An easy to make sotanghon salad or vermicelli salad with drunken shrimps.
Prep Time10 mins
Cook Time5 mins
Total Time15 mins
Course: Noodles recipe
Cuisine: Asian
Keyword: drunken shrimps, sotanghon salad
Servings: 2 servings
Calories: 155kcal
Author: Manny


  • 3/4 cup drunken shrimps peeled, head removed (see recipe below)
  • 100 grams sotanghon vermicelli noodles
  • 1 Tbsp. patis or fish sauce can be adjusted according to your taste
  • 1/4 cup lemon juice
  • 1 tsp. sugar
  • 2 to 3 siling labuyo or bird's eye chilies
  • 5 shallots finely sliced
  • 4 cups water
  • lettuce for garnishing
  • 1 bunch wansuy coriander leaves, cut up
  • red tomatoes for garnishing

Ingredients for drunken shrimp:

  • 1 kilo live suahe small saltwater prawns
  • 1 large piece of ginger
  • 2 stalks lemon grass
  • 2 tsp. salt
  • 1/2 cup rice wine


How to make Drunken Shrimp Sotanghon Salad:

  • To make dressing, combine patis, lemon juice, sugar, siling labuyo and shallots. Set aside.
  • Boil 4 cups of water and pour over the sotanghon. Soak for 10 minutes, then drain the noodles and freshen them with a cold water rinse. Drain the sotanghon well.
  • In large mixing bowl, put shrimp, sotanghon and dressing. Mix well.
  • Allow at least 15 minutes before serving so the flavors can blend.
  • Arrange on serving plates, on a bed of lettuce.
  • Garnish with wansuy leaves and slices of red tomatoes.

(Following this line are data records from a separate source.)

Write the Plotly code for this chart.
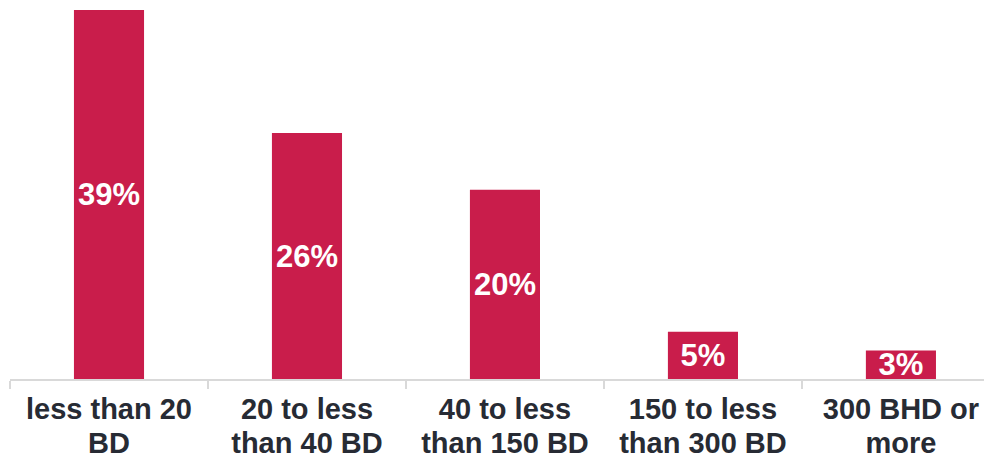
import plotly.graph_objects as go

categories = ["less than 20<br>BD", "20 to less<br>than 40 BD", "40 to less<br>than 150 BD",
              "150 to less<br>than 300 BD", "300 BHD or<br>more"]
values = [39, 26, 20, 5, 3]
labels = ["39%", "26%", "20%", "5%", "3%"]

FONT = "Liberation Sans, Arial, sans-serif"


def fmt_tick(c):
    return "<br>".join("<b><span style='font-size:29px'>%s</span></b>" % ln for ln in c.split("<br>"))


fig = go.Figure(go.Bar(
    x=categories, y=values, text=["<b>%s</b>" % t for t in labels],
    textposition="inside", insidetextanchor="middle", textangle=0,
    textfont=dict(family=FONT, size=31, color="white"),
    marker=dict(color="#C91D4B", line=dict(width=0)),
    width=0.354, cliponaxis=False,
))
fig.update_layout(
    width=984, height=451,
    margin=dict(l=2, r=0, t=2, b=80),
    paper_bgcolor="white", plot_bgcolor="white",
    showlegend=False,
    uniformtext=dict(minsize=31, mode="show"),
    font=dict(family=FONT),
)
fig.update_xaxes(
    type="category",
    range=[-0.5, 4.46],
    tickmode="array", tickvals=categories, ticktext=[fmt_tick(c) for c in categories],
    tickson="boundaries", ticks="outside", ticklen=8, tickcolor="#D9D9D9", tickwidth=2,
    showline=True, linecolor="#D9D9D9", linewidth=2,
    showgrid=False, zeroline=False, automargin=False,
    tickfont=dict(family=FONT, size=26, color="#272B34"),
    ticklabelstandoff=7,
    tickangle=0,
)
fig.update_yaxes(range=[0, 39], visible=False, showgrid=False, zeroline=False, automargin=False)
fig.write_html("out.html")
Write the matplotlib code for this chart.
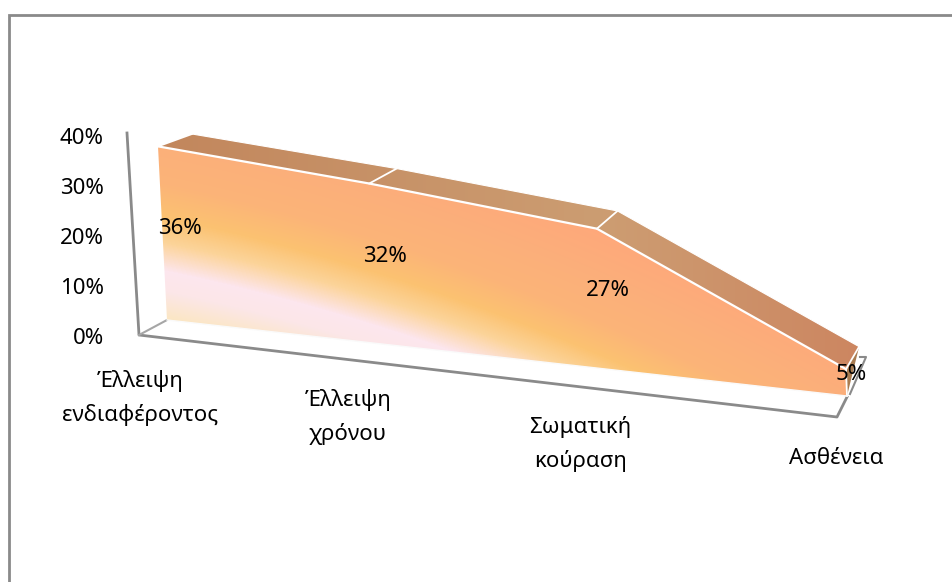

How to cook drunken shrimps:

  • Trim the whiskers off the shrimps. Crush the ginger and lemon grass.
  • Place shrimps in a pot with a close-fitting lid. Put in the ginger, lemon grass and salt.
  • Pour in the rice wine. If the shrimps are very fresh, they will start jumping out of the pot so cover it quickly.
  • Cover over high heat. Shortly after the liquid starts to boil, the shrimp will change color.
  • Shake the pan or stir cook so each of the shrimps will cook evenly but keep the pot covered most of the time.
  • The moment all the shrimps are bright orange, remove the pot from the fire and transfer the shrimps to a serving plate.